Building a safety web for children
IPS officer Sanjay Kumar Gurudin's book Is Your Child Safe? is a guide on safe cyber habits for kids.
Kohzikode: The story of Soumya, 15, is not a rare one in Kerala these days: a school girl getting close with a man who she met on Facebook; the relationship turning physical and the guy using photographs of their intimate moments to blackmail her; the family getting to know the whole affair and the police intervening. Now, a senior police officer has chosen to put together such experiences and offer a guide to the children, and their parents, on how to avoid the traps cyber world has readied for them.
The book Is Your Child Safe?, written by K. Sanjay Kumar Gurudin, an IPS officer from Kerala cadre, is an exhaustive compilation of the arrival of technology in the lives of people, especially the children, the way it can be used and misused, the possible traps and the ways to escape them. Most of the stories are from the experience he has had in his professional life which includes those as district police chief of Kannur and Thiruvanathapuram. Mr Gurudin is at present the commandant of Kerala Armed Police at Kannur.
It may sound prescriptive but the book looks at the reality: it was easy to monitor the movements of the children in the bygone era but the cyber world has offered them a tool to go out even while physically remaining in their rooms behind the closed doors using smart phones and laptops. The book, in over seven chapters, seeks to empower the parents by updating their knowledge about the cyber world and teaching them how to help the children grow themselves in the cyber world safely.
A chapter is dedicated to the online dangers and threats to the children and enlists the signs if a child has landed in a trap. According to the book, if the child spends longer duration on internet, loses interest in social life, suffers from loss of sleep, faces problems due to lack of concentration, leads a closed solitary life, then beware, it can be due to the negative effect of his/her excessive, and some time, perverted, life in the cyber world.

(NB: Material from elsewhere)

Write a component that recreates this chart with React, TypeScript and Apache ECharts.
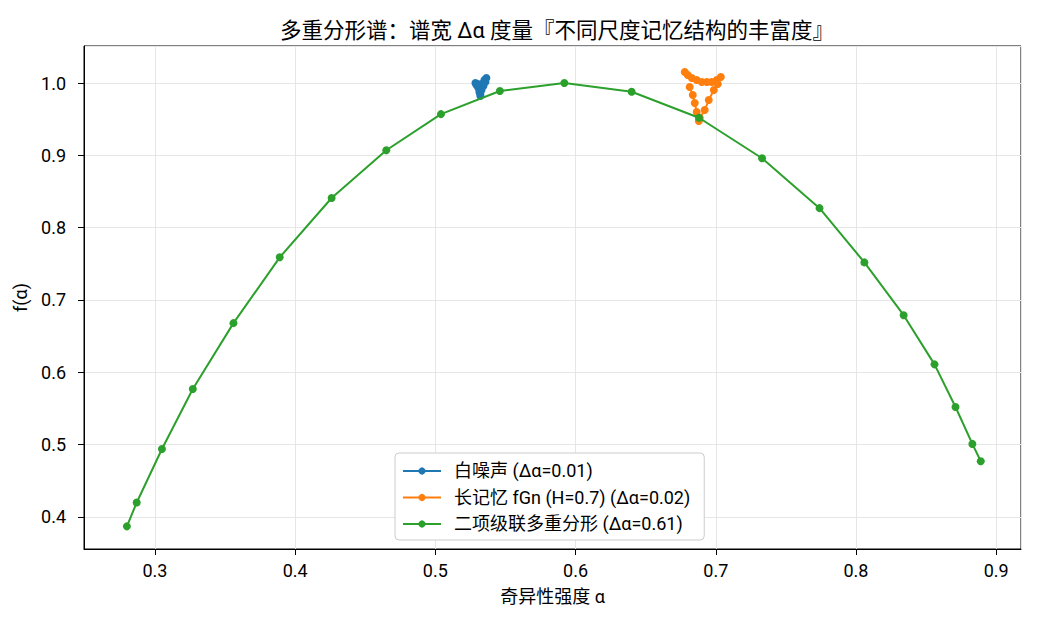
import React, { useEffect, useRef } from "react";
import * as echarts from "echarts";

const titleText = "多重分形谱：谱宽 Δα 度量『不同尺度记忆结构的丰富度』";
const xName = "奇异性强度 α";
const yName = "f(α)";
const seriesNames = [
  "白噪声 (Δα=0.01)",
  "长记忆 fGn (H=0.7) (Δα=0.02)",
  "二项级联多重分形 (Δα=0.61)",
];

const whiteAlpha = [0.5286, 0.53, 0.5314, 0.5329, 0.535, 0.5364, 0.5357, 0.5343, 0.5329, 0.5321, 0.5321, 0.5314, 0.5307, 0.5293];
const whiteF = [1.0, 0.9986, 0.9959, 0.9986, 1.0041, 1.0069, 1.0014, 0.9959, 0.9903, 0.9848, 0.982, 0.9876, 0.9931, 0.9972];

const fgnAlpha = [0.6779, 0.68, 0.6829, 0.6864, 0.69, 0.6936, 0.6971, 0.7007, 0.7036, 0.7014, 0.6986, 0.695, 0.6921, 0.6886, 0.6879, 0.6864, 0.685, 0.6836, 0.6814];
const fgnF = [1.0152, 1.0111, 1.0069, 1.0041, 1.0014, 1.0014, 1.0014, 1.0041, 1.0083, 0.9986, 0.9903, 0.9765, 0.9627, 0.9516, 0.9474, 0.9599, 0.9723, 0.9834, 0.9945];

const cascAlpha = [0.28, 0.287, 0.305, 0.327, 0.356, 0.389, 0.426, 0.465, 0.504, 0.546, 0.592, 0.64, 0.688, 0.733, 0.774, 0.806, 0.834, 0.856, 0.871, 0.883, 0.889];
const cascF = [0.387, 0.42, 0.494, 0.577, 0.668, 0.759, 0.841, 0.907, 0.957, 0.989, 1.0, 0.988, 0.952, 0.896, 0.827, 0.752, 0.679, 0.611, 0.552, 0.501, 0.477];

const colors = ["#1f77b4", "#ff7f0e", "#2ca02c"];

const zip = (a: number[], b: number[]) => a.map((v, i) => [v, b[i]]);

export default function App() {
  const ref = useRef<HTMLDivElement>(null);
  useEffect(() => {
    if (!ref.current) return;
    const chart = echarts.init(ref.current, undefined, { renderer: "svg" });
    const font = "Roboto, 'Noto Sans CJK SC', sans-serif";
    const datasets = [zip(whiteAlpha, whiteF), zip(fgnAlpha, fgnF), zip(cascAlpha, cascF)];
    const axisCommon = {
      type: "value",
      nameLocation: "middle",
      nameTextStyle: { fontFamily: font, fontSize: 18, color: "#000" },
      axisLine: { show: true, lineStyle: { color: "#000", width: 1 } },
      axisTick: { show: true, length: 6, lineStyle: { color: "#000" } },
      splitLine: { show: true, lineStyle: { color: "#e6e6e6", width: 1 } },
    };
    chart.setOption({
      animation: false,
      textStyle: { fontFamily: font },
      title: {
        text: titleText,
        left: 552,
        textAlign: "center",
        top: 15,
        textStyle: { fontFamily: font, fontSize: 21.5, fontWeight: "normal", color: "#000" },
      },
      grid: {
        left: 84,
        right: 19,
        top: 46,
        bottom: 75,
        show: true,
        borderColor: "#000",
        borderWidth: 1,
      },
      legend: {
        orient: "vertical",
        left: 395,
        top: 453,
        itemWidth: 38,
        itemHeight: 9,
        itemGap: 8.5,
        padding: [9, 14, 7, 7],
        backgroundColor: "#fff",
        borderColor: "#cccccc",
        borderWidth: 1,
        borderRadius: 4,
        textStyle: { fontFamily: font, fontSize: 18, color: "#000", padding: [0, 0, 0, 8] },
        data: seriesNames,
      },
      xAxis: {
        ...axisCommon,
        min: 0.2494,
        max: 0.9177,
        splitNumber: 7,
        name: xName,
        nameGap: 38,
        axisLabel: {
          showMinLabel: false,
          showMaxLabel: false,
          color: "#000",
          fontSize: 18,
          margin: 12,
          formatter: (v: number) => v.toFixed(1),
        },
      },
      yAxis: {
        ...axisCommon,
        min: 0.3557,
        max: 1.0512,
        splitNumber: 7,
        name: yName,
        nameGap: 55,
        axisLabel: {
          showMinLabel: false,
          showMaxLabel: false,
          color: "#000",
          fontSize: 18,
          margin: 18,
          formatter: (v: number) => v.toFixed(1),
        },
      },
      series: seriesNames.map((name, i) => ({
        name,
        type: "line",
        data: datasets[i],
        color: colors[i],
        symbol: "circle",
        symbolSize: 8,
        showSymbol: true,
        lineStyle: { width: 2, color: colors[i] },
        itemStyle: { color: colors[i] },
        z: i === 2 ? 3 : 2,
      })),
    });
    return () => chart.dispose();
  }, []);
  return (
    <div
      ref={ref}
      style={{ position: "absolute", left: 0, top: 0, width: 1040, height: 624, background: "#fff" }}
    />
  );
}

The book also gives tips to the parents on how to save their children from addiction to internet. Mr Gurudin has one time-tested advice parents often forget or refuse to go by: talk to the child. That is the best way, according to the book, to start addressing the issue. Deleting useless accounts, turning off unnecessary notifications with their support, preparing a plan for internet usage, using timers in smart phones, imposing a ban on computers in bedrooms and blocking apps in phones and computers are some of the suggestions in the book. It’s a kind of ‘rationing’, but is worthwhile, according to the book.
The book also warns parents against radicalisation of children through internet and also lists out the warning signals in behaviour of youth.
The book also offers a ready reference on cyber laws. It has incorporated various sections of the laws including the Information Technology Act, Indian penal Code- 1980, Protection of Children from Sexual Offences (POSCO) Act- 2012, which ensure law and order in the cyber world.
“The book has gone through an evolution,” Mr Gurudin said. He had brought it out first as a booklet to create awareness among parents. The extensive research that he undertook on the topic later had him conceive it as a book.
Chief Minister Pinarayi Vijayan is expected to release the book in August. A Malayalam translation of the book, which has already received 1,500 orders, will also be released soon. Publishers in Tamil and Hindi are in talks with Mr Gurudin for translating the book into those languages.